Ein Ziel ist die Digitalisierung der Dokumente des Vereins

Bald waren 300 Mitglieder beisammen, was mit Abstrichen dem aktuellen Bestand entspricht. Im März 1988 eröffnete das Museum, zehn Jahre später kam Raum zwei hinzu. Aktuell verhandelt Vohl mit der Stadt über einen dritten: Er hofft, künftig die ehemalige Hausmeisterwohnung nebenan mit nutzen zu können. Wobei erst wieder umgebaut werden müsste. Aber das macht einen lebendigen Verein aus. Der Blick zurück und gleichzeitig nach vorn. Dazu passt ein weiteres Ziel, die Digitalisierung der Dokumente. Aktuell ist Vohl dabei, die vielen alten Homberg-Ansichten einzuscannen, über 15.000 Bilder.

Blick in die alte Hausmeisterwohnung neben dem Heimatmuseum. Die Räume möchte der Freundeskreis Historisches Homberg künftig gern nutzen. Die Wand mit dem Kreuz könnte hierfür weg.
Blick in die alte Hausmeisterwohnung neben dem Heimatmuseum. Die Räume möchte der Freundeskreis Historisches Homberg künftig gern nutzen. Die Wand mit dem Kreuz könnte hierfür weg. © FUNKE Foto Services | Ulla Michels

Das Heimatmuseum samt Archiv ist nur ein Bereich. Auf dem Programm stehen Vorträge, Ausflüge, Veranstaltungen - also, sobald sie Corona wieder zulässt. Zig Projekte haben die rührigen Homberger initiiert, viel Kunst im öffentlichen Raum. Darunter der Mühlstein und der Marktbrunnen, der 1990 samt eines Nachbaus der verschollenen Skulptur des Künstlers Carl Brose eingeweiht wurde. Auch die Errichtung der Seilscheibe des ehemaligen Förderturms, die an die Bergwerke erinnert, die Bismarckeiche und die Skulpturen „Erinnerung“ und „Gleisdreieck“ zählen zu ihren Verdiensten.
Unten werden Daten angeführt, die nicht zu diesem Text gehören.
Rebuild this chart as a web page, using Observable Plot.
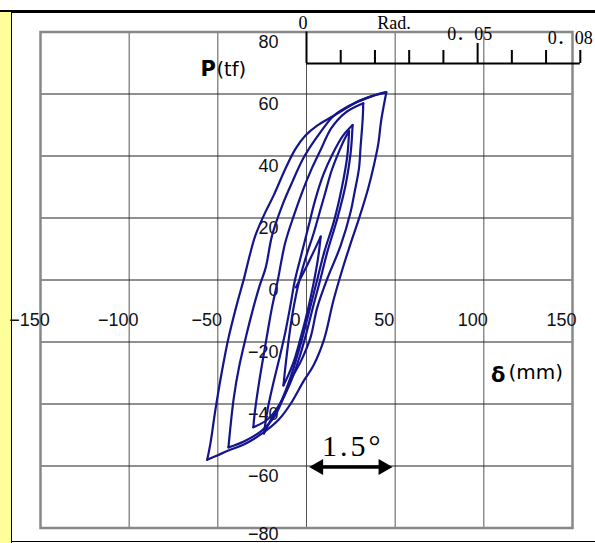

Seit 1997 kümmern sie sich um die Restaurierung der Grabsteine auf dem alten Friedhof.

Homberg - das sind Landwirtschaft, Verwaltung, Schifffahrt und Bergbau

Wieso er so lang dabei ist, kann Vohl schnell beantworten. „Es macht einfach Spaß.“ Dazu kommt ein großes Geschichtsinteresse. Außerdem ist er Homberger seit der Kindheit. Und eingefleischter Duisburger ist er ohnehin; als Vorsitzender des Kulturausschusses ist der SPD-Politiker oft im Rathaus.

Am Ende noch mal die Bronzereliefs des Marktbrunnens. Vier Platten spiegeln die Säulen wider, auf denen Hombergs Geschichte steht und die dem Museum als Richtschnur dienen. Landwirtschaft, Verwaltung, Schifffahrt, Bergbau. Ein weites Feld. Vohl wirkt inzwischen etwas unruhig. Wir haben lang geredet, allmählich muss er los. Es gibt viel zu tun, auch im Hier und Jetzt.